I think P3-S4 is the most general and flexible solution here and it's probably what we are looking for. As @dwindsor pointed out, the question from now on becomes how the value of M should be determined at runtime, and how to adapt this solution depending on the underlying hardware capacity.

dwindsor commented 2 years ago

Interestingly, values of M > 1 seem to perform quite similarly!

Hmm, that is interesting... I'd think that cache issues (workloads switching cores, issuing IPIs, etc) would happen here! Very cool.

P3-S4, with a default value of M=1, seems to be a good call to me. If it turns out that manipulating M on ultra-beefy systems can increase performance, we can always do it. If not, we can just leave M=1.

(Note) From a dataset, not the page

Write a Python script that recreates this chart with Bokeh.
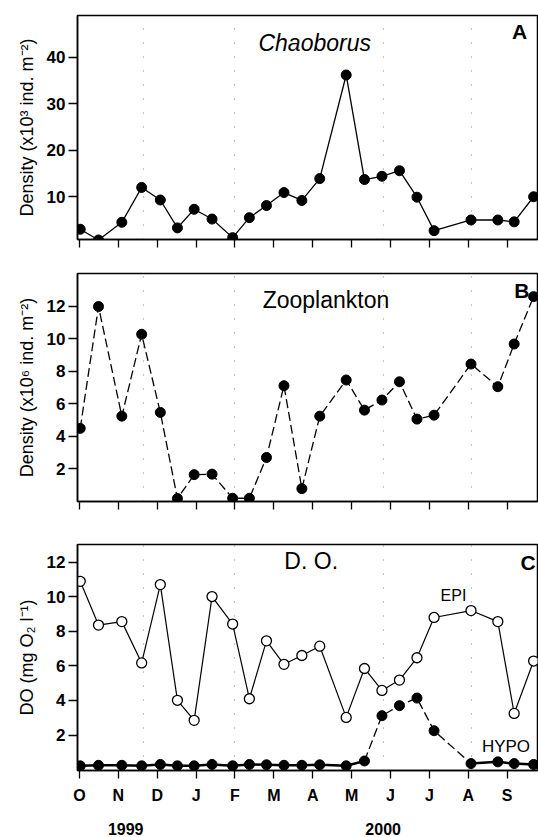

PS: thanks for doing this research! 🙏

dwindsor commented 2 years ago

I think this would make sense, specially for the first release of the Falco multi-evt-source feature. We know for sure that folks expect 2 event sources since it was supported in the past (k8saudit and syscall), but we have not yet explored realistic use cases for which 5+ event sources might be active at the same time. That would also impact CPU time even with the async optimization out of the equation.

Yeah, we've been wondering ourselves what the likelihood is of failing to attach to a Falco driver because there are already 5 active consumers. IIUC, not much chance.. 5 consumers is quite a lot it seems!

Figuring out how to make more granular limits based on hardware configuration seems like it could be messy, so I think I agree with you that hard-coding a limit makes sense!